Semantic, Syntactic, Lexical: What Makes QA Augmentation Work in Limited Quantity?
Proceedings of the Workshop on Structured Linguistic Data and Evaluation (SLiDE)
Abstract
Data augmentation is a common fix in domains where training data is scarce or difficult to collect, such as specialized medical or any other domain specific applications. In question answering (QA), most studies report headline accuracy while saying little about the quality of the synthetic data. Here, quality goes beyond fluent rewording: augmented items must remain faithful to the supporting evidence and preserve the original answerability. We study three augmentation families lexical, syntactic, and semantic edits generated with LLaMA 3.1 70B, and analyze how these edits affect model behavior.
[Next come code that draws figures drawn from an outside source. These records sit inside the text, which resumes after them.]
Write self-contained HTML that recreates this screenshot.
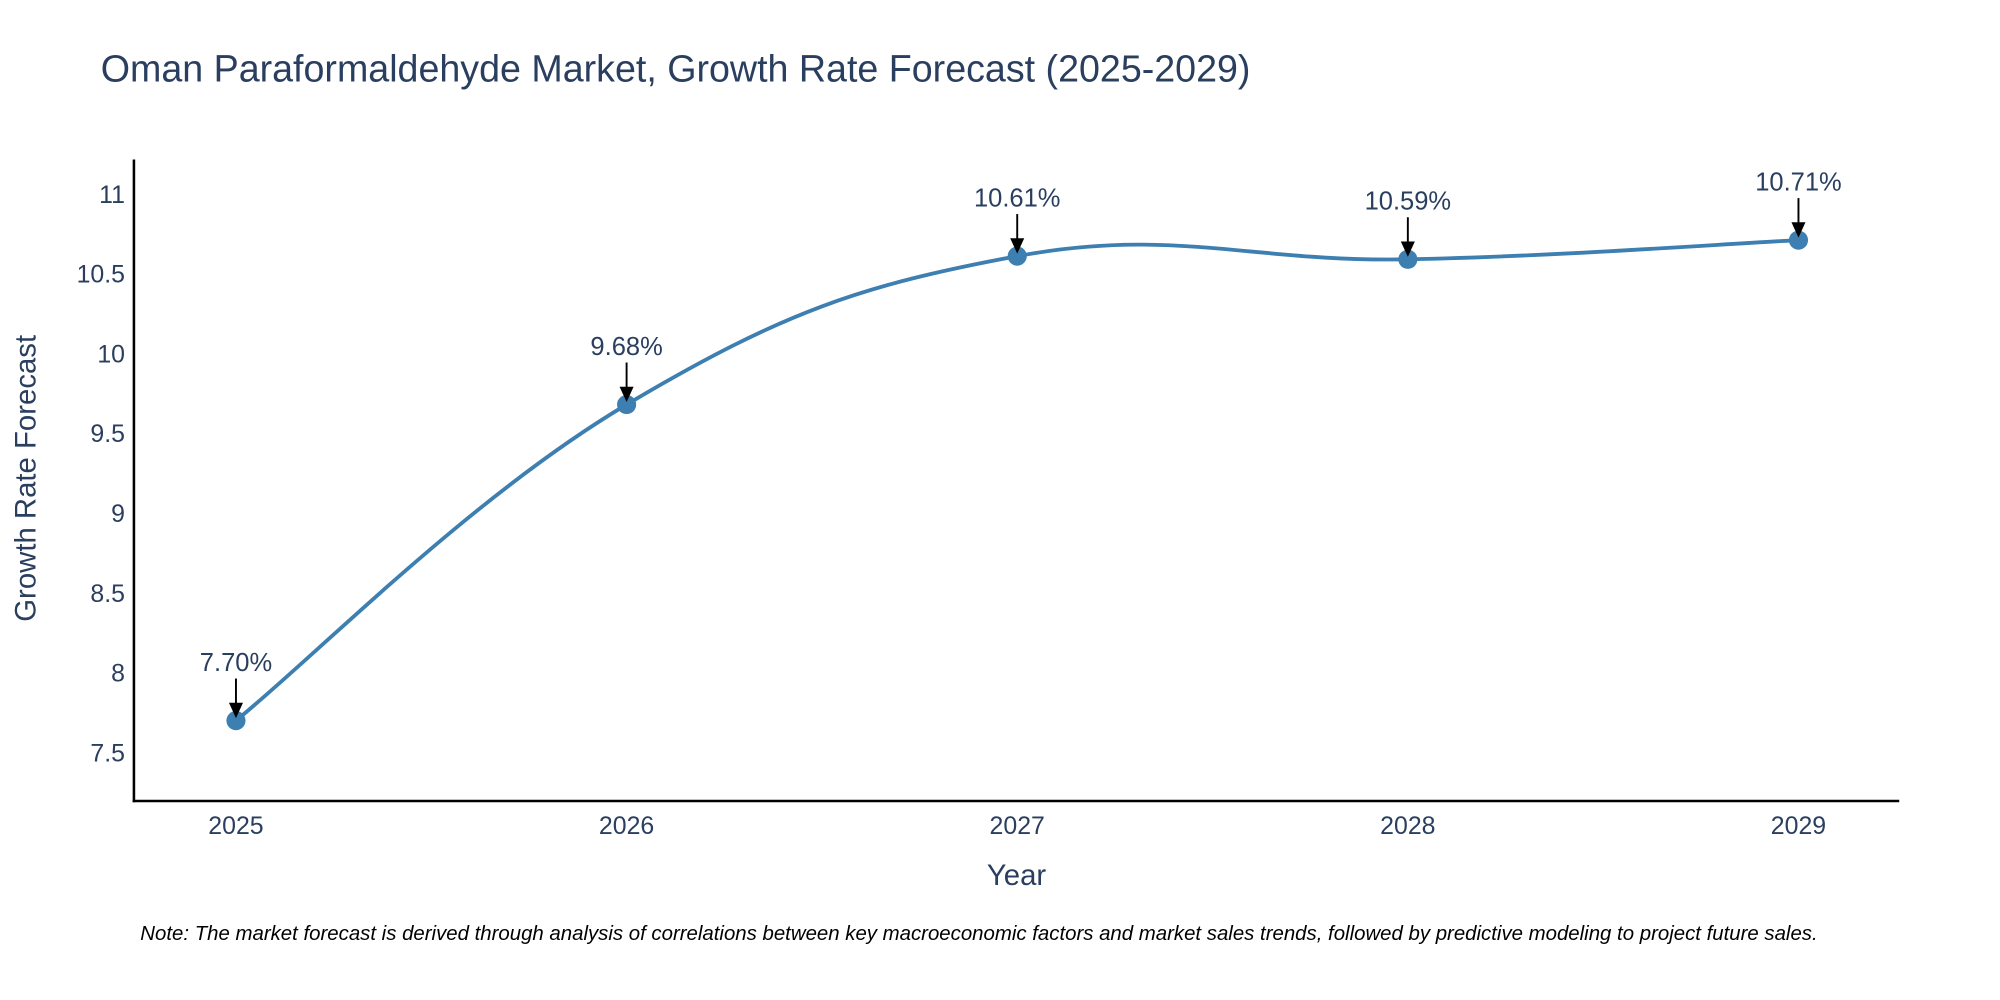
<!DOCTYPE html>
<html><head><meta charset="utf-8"><style>
html,body{margin:0;padding:0;background:#fff;overflow:hidden;}
svg{display:block;font-family:"Liberation Sans",sans-serif;}
</style></head><body>
<svg id="chart" width="2000" height="1000" viewBox="0 0 1568 784" preserveAspectRatio="none">
<text x="79" y="64" font-size="29.5" fill="#2a3f5f">Oman Paraformaldehyde Market, Growth Rate Forecast (2025-2029)</text>
<g id="plot"></g>
<line x1="105" y1="125" x2="105" y2="629" stroke="#000" stroke-width="2"/>
<line x1="104" y1="628" x2="1489" y2="628" stroke="#000" stroke-width="2"/>
<text transform="translate(28,375) rotate(-90)" text-anchor="middle" font-size="23" fill="#2a3f5f">Growth Rate Forecast</text>
<text x="797" y="694" text-anchor="middle" font-size="23" fill="#2a3f5f">Year</text>
<text x="110" y="737" font-size="16" font-style="italic" fill="#000">Note: The market forecast is derived through analysis of correlations between key macroeconomic factors and market sales trends, followed by predictive modeling to project future sales.</text>
</svg>
<script>
const years = ["2025","2026","2027","2028","2029"];
const growth = [7.70, 9.68, 10.61, 10.59, 10.71];
const labels = ["7.70%","9.68%","10.61%","10.59%","10.71%"];
const yTicks = [7.5, 8, 8.5, 9, 9.5, 10, 10.5, 11];
const yTickLabels = ["7.5","8","8.5","9","9.5","10","10.5","11"];

const NS="http://www.w3.org/2000/svg";
const g=document.getElementById('plot');
const xScale=i=>185+i*306.25;
const yScale=v=>590-(v-7.5)*(438/3.5);
function mk(t,a){const e=document.createElementNS(NS,t);for(const k in a)e.setAttribute(k,a[k]);g.appendChild(e);return e;}
yTicks.forEach((v,i)=>{const t=mk('text',{x:98,y:yScale(v)+7,'text-anchor':'end','font-size':19.5,fill:'#2a3f5f'});


t.textContent=yTickLabels[i];});
years.forEach((y,i)=>{const t=mk('text',{x:xScale(i),y:654,'text-anchor':'middle','font-size':19.5,fill:'#2a3f5f'});


t.textContent=y;});
const pts=growth.map((v,i)=>[xScale(i),yScale(v)]);
let d='M'+pts[0].join(',');const s=0.2;
for(let i=0;i<pts.length-1;i++){const p0=pts[Math.max(0,i-1)],p1=pts[i],p2=pts[i+1],p3=pts[Math.min(pts.length-1,i+2)];
d+=' C'+(p1[0]+(p2[0]-p0[0])*s)+','+(p1[1]+(p2[1]-p0[1])*s)+' '+(p2[0]-(p3[0]-p1[0])*s)+','+(p2[1]-(p3[1]-p1[1])*s)+' '+p2[0]+','+p2[1];}
const ln=mk('path',{d:d,fill:'none',stroke:'#3d7fb0','stroke-width':3});


pts.forEach((p,i)=>{const c=mk('circle',{cx:p[0],cy:p[1],r:7.5,fill:'#3d7fb0'});


const a=mk('line',{x1:p[0],y1:p[1]-33,x2:p[0],y2:p[1]-12,stroke:'#000','stroke-width':1.5});


const h=mk('polygon',{points:(p[0]-5.5)+','+(p[1]-14)+' '+(p[0]+5.5)+','+(p[1]-14)+' '+p[0]+','+(p[1]-2),fill:'#000'});


const t=mk('text',{x:p[0],y:p[1]-39,'text-anchor':'middle','font-size':20,fill:'#2a3f5f'});


t.textContent=labels[i];});
</script>
</body></html>
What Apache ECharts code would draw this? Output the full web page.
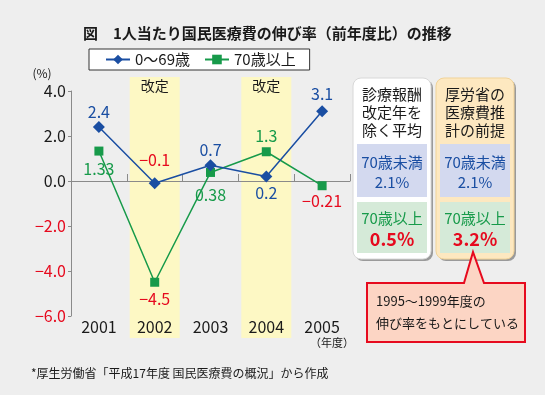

To mirror low-resource settings, we focus on subsets of SQuADv2 (general) and PubMedQA (biomedical, domain specific). We report Exact Match (EM)/F1 alongside quality diagnostics, yielding a fuller picture than accuracy alone. Our results show that augmentation behaves differently across domains and scales. In SQuADv2, augmented variants maintain performance on par with baselines, showing that added diversity mostly does not harm model quality, whereas in PubMedQA semantic edits bring improvements under extreme scarcity and support stronger performance as supervision grows.